DATASET ROWS:
========================================

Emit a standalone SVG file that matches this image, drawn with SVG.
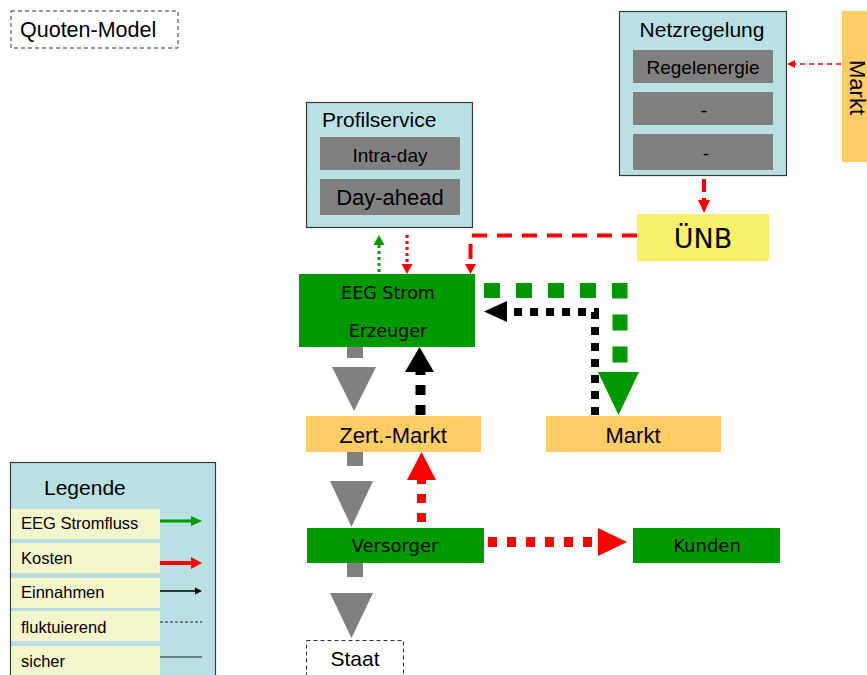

========================================

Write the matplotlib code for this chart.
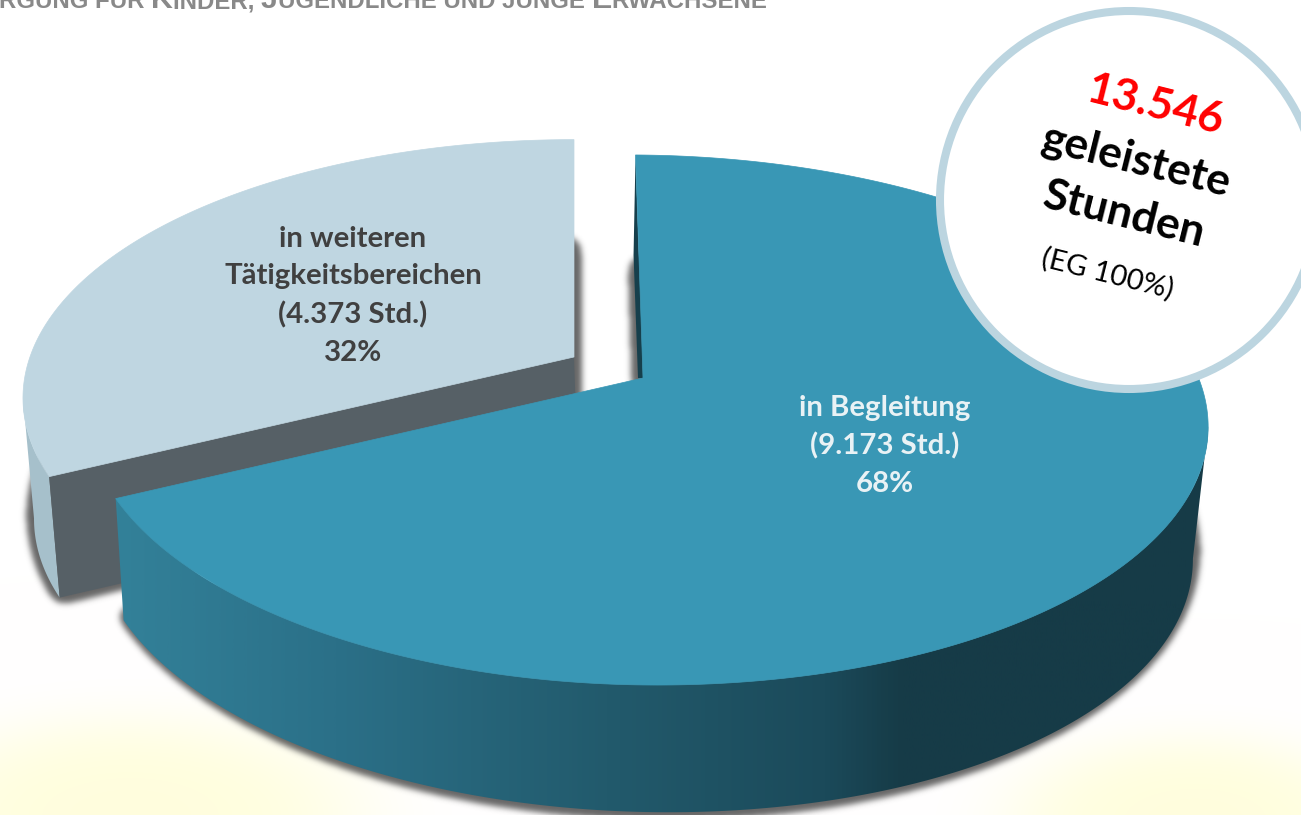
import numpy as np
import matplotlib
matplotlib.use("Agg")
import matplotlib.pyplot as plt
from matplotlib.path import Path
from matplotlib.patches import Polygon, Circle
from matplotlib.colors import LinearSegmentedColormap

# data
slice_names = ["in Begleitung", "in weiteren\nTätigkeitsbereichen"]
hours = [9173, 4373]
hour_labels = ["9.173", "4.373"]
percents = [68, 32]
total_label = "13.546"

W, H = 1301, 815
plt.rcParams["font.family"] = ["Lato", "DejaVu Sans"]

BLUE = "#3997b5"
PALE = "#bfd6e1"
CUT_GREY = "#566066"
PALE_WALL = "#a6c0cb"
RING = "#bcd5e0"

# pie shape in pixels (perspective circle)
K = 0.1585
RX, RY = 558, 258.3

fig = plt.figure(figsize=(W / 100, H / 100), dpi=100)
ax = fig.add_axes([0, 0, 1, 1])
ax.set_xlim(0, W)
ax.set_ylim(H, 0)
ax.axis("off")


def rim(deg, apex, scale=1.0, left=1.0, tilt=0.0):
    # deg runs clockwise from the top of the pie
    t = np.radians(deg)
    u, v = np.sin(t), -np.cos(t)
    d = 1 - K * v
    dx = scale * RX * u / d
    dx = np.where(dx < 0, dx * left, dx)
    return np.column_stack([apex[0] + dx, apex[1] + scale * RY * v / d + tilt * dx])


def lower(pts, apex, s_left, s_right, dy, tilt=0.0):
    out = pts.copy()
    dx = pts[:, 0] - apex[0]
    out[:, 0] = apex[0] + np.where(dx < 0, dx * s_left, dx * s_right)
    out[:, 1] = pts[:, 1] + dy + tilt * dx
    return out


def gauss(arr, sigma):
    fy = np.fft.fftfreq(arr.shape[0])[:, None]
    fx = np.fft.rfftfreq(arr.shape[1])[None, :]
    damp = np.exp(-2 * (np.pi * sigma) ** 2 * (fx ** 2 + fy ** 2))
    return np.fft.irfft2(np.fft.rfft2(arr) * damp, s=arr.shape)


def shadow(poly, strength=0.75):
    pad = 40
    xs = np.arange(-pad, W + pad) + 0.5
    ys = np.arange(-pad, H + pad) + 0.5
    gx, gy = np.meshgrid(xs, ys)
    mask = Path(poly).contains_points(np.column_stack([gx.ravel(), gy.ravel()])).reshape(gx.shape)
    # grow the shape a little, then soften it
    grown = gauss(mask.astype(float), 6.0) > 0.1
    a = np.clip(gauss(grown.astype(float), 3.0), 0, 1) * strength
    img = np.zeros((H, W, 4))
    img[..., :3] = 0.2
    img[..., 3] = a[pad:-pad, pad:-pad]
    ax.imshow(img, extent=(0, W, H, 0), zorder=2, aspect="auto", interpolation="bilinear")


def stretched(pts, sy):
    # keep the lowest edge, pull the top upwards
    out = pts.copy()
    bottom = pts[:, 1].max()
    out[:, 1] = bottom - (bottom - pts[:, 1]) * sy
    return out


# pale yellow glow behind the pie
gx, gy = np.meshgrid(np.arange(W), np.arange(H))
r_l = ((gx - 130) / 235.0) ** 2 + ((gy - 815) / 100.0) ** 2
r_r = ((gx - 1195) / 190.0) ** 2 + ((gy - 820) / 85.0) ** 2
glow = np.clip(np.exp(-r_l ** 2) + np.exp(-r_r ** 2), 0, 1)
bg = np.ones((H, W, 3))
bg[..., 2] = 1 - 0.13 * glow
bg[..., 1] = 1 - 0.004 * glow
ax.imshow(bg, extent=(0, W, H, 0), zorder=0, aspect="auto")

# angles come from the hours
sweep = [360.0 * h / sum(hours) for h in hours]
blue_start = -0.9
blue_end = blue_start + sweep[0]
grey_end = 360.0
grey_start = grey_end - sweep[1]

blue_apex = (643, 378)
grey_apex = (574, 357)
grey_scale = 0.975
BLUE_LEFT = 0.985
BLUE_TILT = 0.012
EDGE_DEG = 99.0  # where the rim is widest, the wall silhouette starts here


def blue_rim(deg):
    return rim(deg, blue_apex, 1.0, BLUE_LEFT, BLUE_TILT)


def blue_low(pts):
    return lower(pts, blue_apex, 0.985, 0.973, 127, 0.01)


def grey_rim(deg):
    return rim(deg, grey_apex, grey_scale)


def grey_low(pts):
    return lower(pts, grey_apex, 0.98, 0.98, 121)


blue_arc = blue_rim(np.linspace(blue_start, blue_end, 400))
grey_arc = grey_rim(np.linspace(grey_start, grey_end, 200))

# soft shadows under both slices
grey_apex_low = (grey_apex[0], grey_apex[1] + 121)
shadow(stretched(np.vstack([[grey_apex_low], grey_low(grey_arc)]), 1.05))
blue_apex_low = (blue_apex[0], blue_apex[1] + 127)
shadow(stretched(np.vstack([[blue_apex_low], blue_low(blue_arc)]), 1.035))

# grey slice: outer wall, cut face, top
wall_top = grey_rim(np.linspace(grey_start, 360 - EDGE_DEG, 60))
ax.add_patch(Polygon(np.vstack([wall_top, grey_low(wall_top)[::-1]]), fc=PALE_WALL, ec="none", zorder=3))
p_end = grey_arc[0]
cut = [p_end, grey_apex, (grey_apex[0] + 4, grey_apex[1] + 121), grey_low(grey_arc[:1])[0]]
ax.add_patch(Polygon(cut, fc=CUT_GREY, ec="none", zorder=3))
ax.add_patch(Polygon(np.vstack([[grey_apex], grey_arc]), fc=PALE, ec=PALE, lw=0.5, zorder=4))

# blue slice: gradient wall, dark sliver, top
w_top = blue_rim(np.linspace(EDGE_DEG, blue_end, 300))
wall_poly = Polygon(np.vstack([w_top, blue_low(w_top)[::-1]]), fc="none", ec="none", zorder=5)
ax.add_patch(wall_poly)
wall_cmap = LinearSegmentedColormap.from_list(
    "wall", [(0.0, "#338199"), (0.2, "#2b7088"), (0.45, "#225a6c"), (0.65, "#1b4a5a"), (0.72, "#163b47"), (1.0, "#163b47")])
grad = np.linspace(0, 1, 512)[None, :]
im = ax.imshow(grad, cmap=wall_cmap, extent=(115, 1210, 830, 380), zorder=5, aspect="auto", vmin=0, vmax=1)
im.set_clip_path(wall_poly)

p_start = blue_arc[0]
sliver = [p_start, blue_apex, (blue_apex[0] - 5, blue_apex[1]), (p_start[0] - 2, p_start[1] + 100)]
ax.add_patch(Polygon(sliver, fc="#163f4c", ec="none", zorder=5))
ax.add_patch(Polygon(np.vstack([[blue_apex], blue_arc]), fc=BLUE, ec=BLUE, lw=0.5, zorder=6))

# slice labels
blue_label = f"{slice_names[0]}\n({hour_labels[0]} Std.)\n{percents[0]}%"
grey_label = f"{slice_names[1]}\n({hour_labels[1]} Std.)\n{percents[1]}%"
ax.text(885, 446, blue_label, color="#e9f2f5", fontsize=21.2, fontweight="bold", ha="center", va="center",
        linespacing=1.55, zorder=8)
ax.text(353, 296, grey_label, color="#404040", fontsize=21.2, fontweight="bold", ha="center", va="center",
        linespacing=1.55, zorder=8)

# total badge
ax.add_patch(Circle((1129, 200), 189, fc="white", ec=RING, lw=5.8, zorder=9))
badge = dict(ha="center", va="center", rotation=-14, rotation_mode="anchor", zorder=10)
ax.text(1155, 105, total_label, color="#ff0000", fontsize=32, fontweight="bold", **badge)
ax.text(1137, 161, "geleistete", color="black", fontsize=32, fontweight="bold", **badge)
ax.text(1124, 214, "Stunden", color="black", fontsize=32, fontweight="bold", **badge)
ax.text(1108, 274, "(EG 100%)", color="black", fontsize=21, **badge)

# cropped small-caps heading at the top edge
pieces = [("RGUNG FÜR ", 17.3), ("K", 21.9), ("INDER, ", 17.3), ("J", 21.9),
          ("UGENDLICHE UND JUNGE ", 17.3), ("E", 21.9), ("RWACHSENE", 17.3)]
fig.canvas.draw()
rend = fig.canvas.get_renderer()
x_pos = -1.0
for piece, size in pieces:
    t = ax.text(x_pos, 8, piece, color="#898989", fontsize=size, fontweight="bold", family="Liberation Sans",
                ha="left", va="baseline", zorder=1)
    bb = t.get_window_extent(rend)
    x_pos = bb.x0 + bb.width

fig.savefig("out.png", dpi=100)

========================================

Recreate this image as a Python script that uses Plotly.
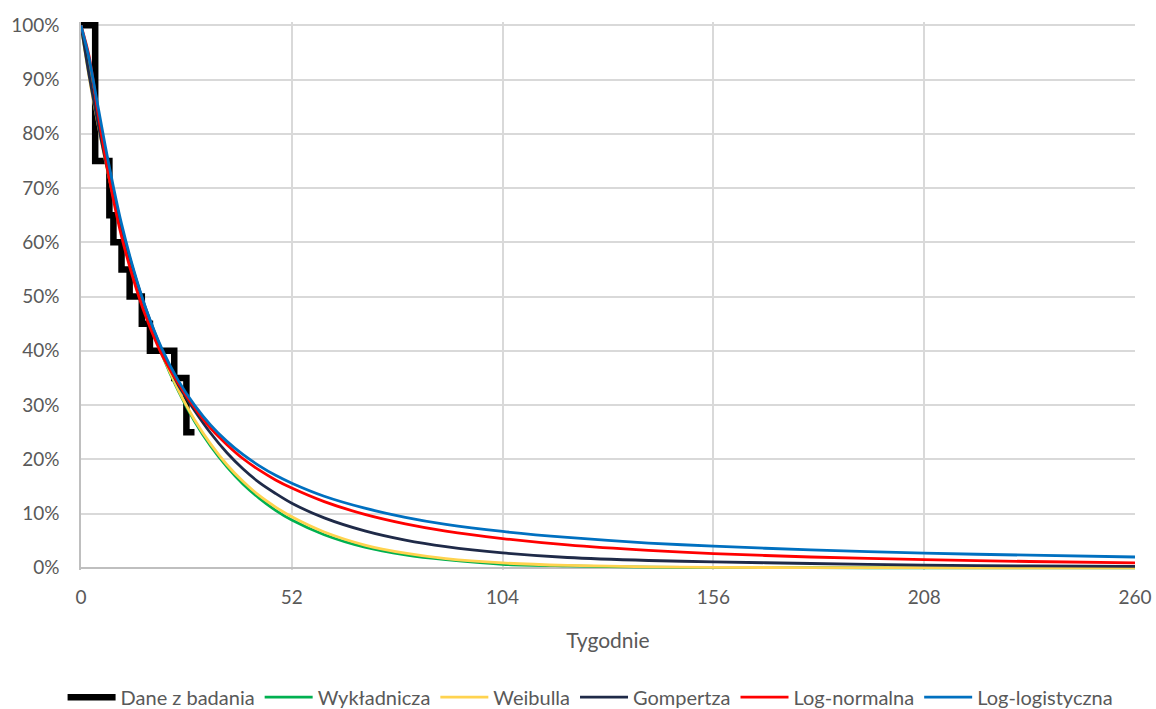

========================================

THE EXERCISE:
Copy all lines above containing the string "this".

RESULT OF THE TASK:
Emit a standalone SVG file that matches this image, drawn with SVG.
Write the matplotlib code for this chart.
Recreate this image as a Python script that uses Plotly.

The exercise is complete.